§ **EXERCISE AIM**
Output every line exactly as written. Leave out pictures.

· · ·

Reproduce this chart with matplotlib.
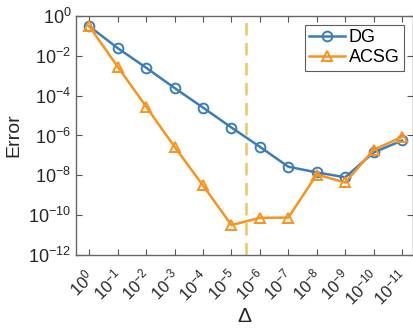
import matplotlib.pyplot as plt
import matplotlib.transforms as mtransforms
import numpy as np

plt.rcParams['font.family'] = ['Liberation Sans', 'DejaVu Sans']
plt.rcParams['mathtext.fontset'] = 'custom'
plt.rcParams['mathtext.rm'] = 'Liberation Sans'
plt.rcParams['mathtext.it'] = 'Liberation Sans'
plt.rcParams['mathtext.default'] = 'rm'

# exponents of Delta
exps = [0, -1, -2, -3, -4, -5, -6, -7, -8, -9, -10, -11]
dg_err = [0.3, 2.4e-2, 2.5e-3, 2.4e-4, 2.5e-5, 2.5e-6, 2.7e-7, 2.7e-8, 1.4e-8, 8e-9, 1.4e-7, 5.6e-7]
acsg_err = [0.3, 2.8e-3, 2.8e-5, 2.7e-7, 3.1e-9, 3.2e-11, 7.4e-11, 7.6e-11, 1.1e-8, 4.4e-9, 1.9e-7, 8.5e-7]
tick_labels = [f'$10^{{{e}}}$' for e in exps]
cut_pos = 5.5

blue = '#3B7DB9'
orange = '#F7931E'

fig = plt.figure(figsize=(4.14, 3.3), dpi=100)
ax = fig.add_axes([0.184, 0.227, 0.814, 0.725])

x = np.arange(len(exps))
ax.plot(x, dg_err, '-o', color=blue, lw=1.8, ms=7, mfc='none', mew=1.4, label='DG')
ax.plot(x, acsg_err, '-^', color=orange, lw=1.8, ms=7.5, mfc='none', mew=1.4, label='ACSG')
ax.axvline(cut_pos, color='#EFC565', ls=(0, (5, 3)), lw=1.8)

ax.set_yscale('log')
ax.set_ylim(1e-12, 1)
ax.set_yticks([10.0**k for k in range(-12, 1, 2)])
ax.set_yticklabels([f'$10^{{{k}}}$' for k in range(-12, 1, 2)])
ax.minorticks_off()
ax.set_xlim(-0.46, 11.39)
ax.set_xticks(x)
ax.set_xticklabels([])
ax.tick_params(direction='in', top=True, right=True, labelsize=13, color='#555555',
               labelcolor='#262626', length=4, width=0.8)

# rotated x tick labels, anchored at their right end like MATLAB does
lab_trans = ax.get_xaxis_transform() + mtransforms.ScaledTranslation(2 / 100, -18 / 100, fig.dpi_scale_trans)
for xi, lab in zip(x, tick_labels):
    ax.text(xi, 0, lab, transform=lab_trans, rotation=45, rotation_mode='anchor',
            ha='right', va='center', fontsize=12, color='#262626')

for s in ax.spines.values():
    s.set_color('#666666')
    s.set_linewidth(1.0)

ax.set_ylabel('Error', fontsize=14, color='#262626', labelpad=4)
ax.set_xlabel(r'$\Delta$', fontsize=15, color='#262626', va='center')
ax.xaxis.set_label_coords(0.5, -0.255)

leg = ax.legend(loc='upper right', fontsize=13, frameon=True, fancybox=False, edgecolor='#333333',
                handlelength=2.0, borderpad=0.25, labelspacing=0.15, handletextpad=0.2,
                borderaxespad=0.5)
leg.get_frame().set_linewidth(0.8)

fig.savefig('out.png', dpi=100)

· · ·

§ **TASK SOLUTION**
Reproduce this chart with matplotlib.
import matplotlib.pyplot as plt
import matplotlib.transforms as mtransforms
import numpy as np

plt.rcParams['font.family'] = ['Liberation Sans', 'DejaVu Sans']
plt.rcParams['mathtext.fontset'] = 'custom'
plt.rcParams['mathtext.rm'] = 'Liberation Sans'
plt.rcParams['mathtext.it'] = 'Liberation Sans'
plt.rcParams['mathtext.default'] = 'rm'

# exponents of Delta
exps = [0, -1, -2, -3, -4, -5, -6, -7, -8, -9, -10, -11]
dg_err = [0.3, 2.4e-2, 2.5e-3, 2.4e-4, 2.5e-5, 2.5e-6, 2.7e-7, 2.7e-8, 1.4e-8, 8e-9, 1.4e-7, 5.6e-7]
acsg_err = [0.3, 2.8e-3, 2.8e-5, 2.7e-7, 3.1e-9, 3.2e-11, 7.4e-11, 7.6e-11, 1.1e-8, 4.4e-9, 1.9e-7, 8.5e-7]
tick_labels = [f'$10^{{{e}}}$' for e in exps]
cut_pos = 5.5

blue = '#3B7DB9'
orange = '#F7931E'

fig = plt.figure(figsize=(4.14, 3.3), dpi=100)
ax = fig.add_axes([0.184, 0.227, 0.814, 0.725])

x = np.arange(len(exps))
ax.plot(x, dg_err, '-o', color=blue, lw=1.8, ms=7, mfc='none', mew=1.4, label='DG')
ax.plot(x, acsg_err, '-^', color=orange, lw=1.8, ms=7.5, mfc='none', mew=1.4, label='ACSG')
ax.axvline(cut_pos, color='#EFC565', ls=(0, (5, 3)), lw=1.8)

ax.set_yscale('log')
ax.set_ylim(1e-12, 1)
ax.set_yticks([10.0**k for k in range(-12, 1, 2)])
ax.set_yticklabels([f'$10^{{{k}}}$' for k in range(-12, 1, 2)])
ax.minorticks_off()
ax.set_xlim(-0.46, 11.39)
ax.set_xticks(x)
ax.set_xticklabels([])
ax.tick_params(direction='in', top=True, right=True, labelsize=13, color='#555555',
               labelcolor='#262626', length=4, width=0.8)

# rotated x tick labels, anchored at their right end like MATLAB does
lab_trans = ax.get_xaxis_transform() + mtransforms.ScaledTranslation(2 / 100, -18 / 100, fig.dpi_scale_trans)
for xi, lab in zip(x, tick_labels):
    ax.text(xi, 0, lab, transform=lab_trans, rotation=45, rotation_mode='anchor',
            ha='right', va='center', fontsize=12, color='#262626')

for s in ax.spines.values():
    s.set_color('#666666')
    s.set_linewidth(1.0)

ax.set_ylabel('Error', fontsize=14, color='#262626', labelpad=4)
ax.set_xlabel(r'$\Delta$', fontsize=15, color='#262626', va='center')
ax.xaxis.set_label_coords(0.5, -0.255)

leg = ax.legend(loc='upper right', fontsize=13, frameon=True, fancybox=False, edgecolor='#333333',
                handlelength=2.0, borderpad=0.25, labelspacing=0.15, handletextpad=0.2,
                borderaxespad=0.5)
leg.get_frame().set_linewidth(0.8)

fig.savefig('out.png', dpi=100)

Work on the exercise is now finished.